Where the novel loses points is on the overall story, which is adequate, but there isn't enough happening to justify the word count and the second half felt like a slog. The plot is appropriately twisty but sadly not very interesting, although it ticks all the Bond boxes: sexy girls with funny names, gadgets, globetrotting, physically deformed villain, political intrigue, etc.. In this sense it's same-old, but probably what you were expecting from a Bond novel. Something is sadly missing though and I wished the book was a little more compact.
I much preferred 'Devil May Care', but haven't yet read 'Carte Blanche' or the latest from Anthony Horowitz (!?).
Worth a dabble if you're a big fan of either Bond or Boyd, but a generally average read.
Author of 'Half Discovered Wings'
and 'The Gun of Our Maker'
on 12 December 2014
I was looking forward to this book having read the gushing Press reviews and having read all of Fleming's books several years ago. Sadly it's a bit of a mess and not terribly well written either. If I didn't know it was written by William Boyd,and Restless is one of my favourite books,I'd have thought it was a half decent effort by a half decent author and ,sex scenes aside,possibly aimed at the Teen market.
Boyd's Bond hardly comes across as anyone British Intelligence would be remotely interested in,rather dim in fact,and the plot is full of "you can't be serious" incidents. I work in a factory putting things into boxes,I could see things writ large that bumbling Bond didn't appear to be capable of noticing. Possibly my talents are wasted and I should contact MI5 with a view to recruitment,more likely Boyd has got it badly wrong and had Rowan Atkinson's painfully unfunny Johnny English character in his mind rather than James Bond.
As a light read plenty will enjoy Solo,I found it pretty poor,not least having read the original Bond books.Anyone who is thinking of buying this would be better advised to begin reading the Fleming books. Anyone who has read those and enjoyed them but not yet read the original Robert Ludlum Bourne series will probably really enjoy those as well.
on 28 October 2014
I'd seen some negative reviews of this book, which initially put me off reading it. Well, I'm glad I made the me to read this solid little novel.
It's a "sort of" Bond, as he's now in his forties, wants to replace his Bentley with a Jensen, and looks like he wants to settle down. Nevertheless, the author his done his homework and has produced a decent follow up to the series.
Anyway, I enjoyed the story, which was evident by the speed I read it.
on 13 May 2014
This is a far better book than Seb Faulks hammy pastiche of 2009. It has a grittiness and authenticity all of its own. Just as Boyd is a better writer, this is a superior effort, up there with Fleming's best. Why?

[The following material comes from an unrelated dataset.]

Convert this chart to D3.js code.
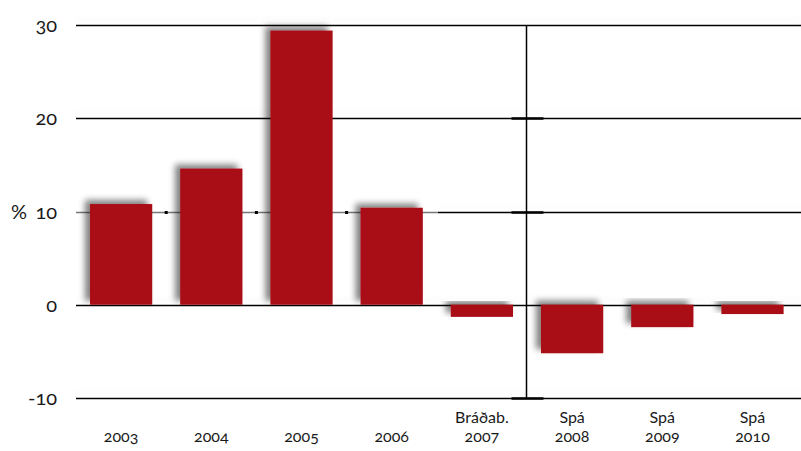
<!DOCTYPE html>
<html>
<head>
<meta charset="utf-8">
<script src="https://cdn.jsdelivr.net/npm/d3@7"></script>
<style>
  body { margin: 0; background: #fff; }
  text { font-family: "Lato", "Open Sans", sans-serif; font-variant-numeric: oldstyle-nums; fill: #1a1a1a; }
</style>
</head>
<body>
<div id="chart"></div>
<script>
// Data
let categories = ["2003", "2004", "2005", "2006", "Bráðab.\n2007", "Spá\n2008", "Spá\n2009", "Spá\n2010"];
let values = [10.8, 14.6, 29.4, 10.4, -1.3, -5.2, -2.4, -1.0];
let yTicks = [-10, 0, 10, 20, 30];

let svgWidth = 801;
let svgHeight = 451;
let margin = { top: 25, right: 0, bottom: 53, left: 76 };
let width = svgWidth - margin.left - margin.right;
let height = svgHeight - margin.top - margin.bottom;

let svg = d3.select("#chart")
  .append("svg")
  .attr("width", svgWidth)
  .attr("height", svgHeight);

// soft shadows
let defs = svg.append("defs");
let barShadow = defs.append("filter").attr("id", "barShadow")
  .attr("x", "-30%").attr("y", "-30%").attr("width", "160%").attr("height", "160%");
barShadow.append("feGaussianBlur").attr("in", "SourceAlpha").attr("stdDeviation", 3).attr("result", "b");
barShadow.append("feOffset").attr("in", "b").attr("dx", -5).attr("dy", -4).attr("result", "o");
barShadow.append("feComponentTransfer").attr("in", "o").attr("result", "s")
  .append("feFuncA").attr("type", "linear").attr("slope", 0.5);
let m1 = barShadow.append("feMerge");
m1.append("feMergeNode").attr("in", "s");
m1.append("feMergeNode").attr("in", "SourceGraphic");

let lineShadow = defs.append("filter").attr("id", "lineShadow")
  .attr("filterUnits", "userSpaceOnUse")
  .attr("x", -10).attr("y", -20).attr("width", 820).attr("height", 440);
lineShadow.append("feGaussianBlur").attr("in", "SourceAlpha").attr("stdDeviation", 3).attr("result", "b");
lineShadow.append("feOffset").attr("in", "b").attr("dx", 0).attr("dy", -6).attr("result", "o");
lineShadow.append("feComponentTransfer").attr("in", "o").attr("result", "s")
  .append("feFuncA").attr("type", "linear").attr("slope", 0.06);
let m2 = lineShadow.append("feMerge");
m2.append("feMergeNode").attr("in", "s");
m2.append("feMergeNode").attr("in", "SourceGraphic");

let chartGroup = svg.append("g")
  .attr("transform", `translate(${margin.left}, ${margin.top})`);

let xScale = d3.scaleBand()
  .domain(categories)
  .range([0, 8 * 90.2])
  .paddingInner(0.31)
  .paddingOuter(0.155);

let yScale = d3.scaleLinear()
  .domain([-10, 30])
  .range([height, 0]);

let snap = v => Math.round(v) + 0.5;

// gridlines
chartGroup.append("g")
  .attr("filter", "url(#lineShadow)")
  .selectAll("line")
  .data(yTicks)
  .enter()
  .append("line")
  .attr("x1", d => d === 10 ? xScale(categories[4]) - 13 : 0)
  .attr("x2", width)
  .attr("y1", d => snap(yScale(d)))
  .attr("y2", d => snap(yScale(d)))
  .attr("stroke", "#000")
  .attr("stroke-width", 1.5);

// left part of the 10 line sits under the bar shadows, so it reads grey
chartGroup.append("line")
  .attr("x1", 0)
  .attr("x2", xScale(categories[4]) - 13)
  .attr("y1", snap(yScale(10)))
  .attr("y2", snap(yScale(10)))
  .attr("stroke", "#777")
  .attr("stroke-width", 1.5);

chartGroup.append("g")
  .selectAll("rect")
  .data(categories.slice(1, 4))
  .enter()
  .append("rect")
  .attr("x", d => xScale(d) - xScale.step() * xScale.paddingInner() / 2 - 1.5)
  .attr("y", Math.round(yScale(10)) - 1)
  .attr("width", 3)
  .attr("height", 3)
  .attr("fill", "#000");

// y tick labels
chartGroup.append("g")
  .selectAll("text")
  .data(yTicks)
  .enter()
  .append("text")
  .attr("x", -19)
  .attr("y", d => yScale(d))
  .attr("dy", "0.35em")
  .attr("text-anchor", "end")
  .attr("font-size", "20px")
  .text(d => d);

chartGroup.append("text")
  .attr("x", -49)
  .attr("y", yScale(10))
  .attr("dy", "0.35em")
  .attr("text-anchor", "end")
  .attr("font-size", "20px")
  .text("%");

// vertical divider between actual and forecast
let divX = Math.round((xScale(categories[4]) + xScale.bandwidth() + xScale(categories[5])) / 2) - 0.5;
chartGroup.append("line")
  .attr("x1", divX).attr("x2", divX)
  .attr("y1", yScale(30)).attr("y2", yScale(-10))
  .attr("stroke", "#000")
  .attr("stroke-width", 1.5);

chartGroup.append("g")
  .selectAll("line")
  .data([-10, 10, 20])
  .enter()
  .append("line")
  .attr("x1", divX - 15).attr("x2", divX + 17)
  .attr("y1", d => snap(yScale(d)))
  .attr("y2", d => snap(yScale(d)))
  .attr("stroke", "#000")
  .attr("stroke-width", 2.5);

// bars
chartGroup.append("g")
  .selectAll("rect")
  .data(values)
  .enter()
  .append("rect")
  .attr("x", (d, i) => xScale(categories[i]))
  .attr("width", xScale.bandwidth())
  .attr("y", d => yScale(Math.max(0, d)))
  .attr("height", d => Math.abs(yScale(d) - yScale(0)))
  .attr("fill", "#a91016")
  .attr("filter", "url(#barShadow)");

// category labels, one text per line
let labelRows = [];
categories.forEach(c => {
  let lines = c.split("\n");
  lines.forEach((l, i) => labelRows.push({ cat: c, text: l, row: lines.length - 1 - i }));
});

chartGroup.append("g")
  .selectAll("text")
  .data(labelRows)
  .enter()
  .append("text")
  .attr("x", d => xScale(d.cat) + xScale.bandwidth() / 2)
  .attr("y", d => height + 44 - d.row * 19)
  .attr("text-anchor", "middle")
  .attr("font-size", "16px")
  .text(d => d.text);
</script>
</body>
</html>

For a start, this character is more like Bond - he is violent, sexy, intelligent and a few steps ahead of most people. When he fails he fails spectacularly. The story is about deception - Bond thinks he is helping stop a civil war, in Africa but ends up in the middle of it, helping the wrong side. He is taken in by an African seductress, in true Bond fashion, helps a typically ruthless Bond henchman called Kobus Breed, and ends up on the winning side by going 'solo' to get his revenge. It avoids a lot of Bond cliché's whilst embracing them. at the same time.
I am happy that Boyd took this on. He is one modern Brit writer I always read, and this is more than pastiche. It is an addition to the Bond cannon - and moves it forwards.